The guardian paid the money of the ward to Central Trust and Savings Company and took from it a receipt dated March 15,1926, called a “trust agreement deposit”, whereby the trust company agreed that the money was “to be invested by us for account of [the guardian] for a period of 6 years and — months in a mortgage or mortgages to be a first lien on real estate in the City of Philadelphia, State of Pennsylvania, bearing interest at not less than 5 percent per annum.” The trust company stipulated that it might invest at a greater rate than 5 percent and retain as its compensation the excess, and it agreed at the expiration of the period to purchase the holder’s interest in the mortgage in which the holder’s funds should be invested for the amount invested therein, plus unpaid interest at 5 percent. The agreement was renewable for successive periods of 6 years in default of 30 days’ notice by the holder, and the trust company reserved the right to pay off the certificate at the expiration of the period.

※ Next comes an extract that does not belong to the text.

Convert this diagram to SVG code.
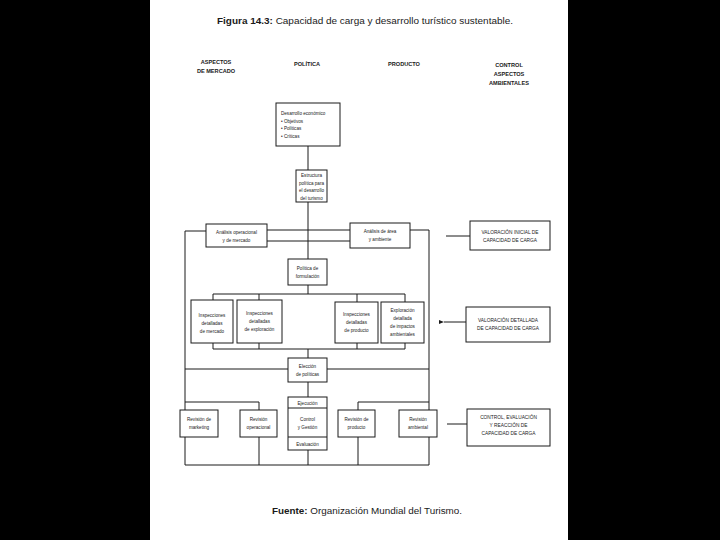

At the time of this transaction, the statute in force regulating investments by fiduciaries was section 41 (a) 1 of the Fiduciaries Act of June 7,1917, P. L. 447, as amended by the Act of June 29, 1923, P. L. 955. This act permitted investments “in bonds of one or more individuals secured by mortgage on real estate in this Commonwealth, which may be either a single bond secured by a mortgage or one or more bonds of an issue of bonds secured by mortgage or deed of trust to a trustee for the benefit of all bondholders.”
The radical flaw in the so-called investment which was made by the guardian is that the mortgages in which he purports to invest are not of his selection. He puts the trust money into the hands of another person, with authority to select the mortgages and to change the same from time to time. At no time does he have any control over the identity of the investments, and he does not even know what they are. While the fiduciary may invest in an issue of bonds secured by the trust mortgage, it is his duty to select the issue himself. This is a duty which he cannot delegate. Cases are cited on behalf of the guardian in which it is held that a fiduciary is not responsible for the acts of agents who perform ministerial duties and who are selected with care, for example, the purchase through a broker of securities selected by the trustee: Law’s Estate, 144 Pa. 499. The purchase is a ministerial act; but the selection of the securities is not. It is no concern, therefore, whether the trust company actually had on hand mortgages earmarked for this and other certificate holders which would be prudent investments for fiduciaries.
The Act of April 26, 1929, P. L. 817, 819, permitted the investment “in trust certificates, issued by a trust company organized under the laws of this Commonwealth, certifying that the holders thereof are respectively the owners of undivided interests in deposits, with such trust company, of securities in which trust funds may be invested under the preceding provisions of this clause.” Under this act, as under the Act of 1923, the trustee must select the securities in which the trust funds are to be invested and not leave seleo *386tion and change to the trust company. The Act of 1929 authorizes only a different method of holding title, not a delegation of selection. Whether the Act of 1929 has the effect of confirming investments already made which comply with its terms, we will decide when it is necessary to do so: See Iredell’s Estate, XCIL. I. 2505.
The auditing judge was correct in imposing the surcharges. The exceptions are dismissed, and the adjudication is confirmed absolutely.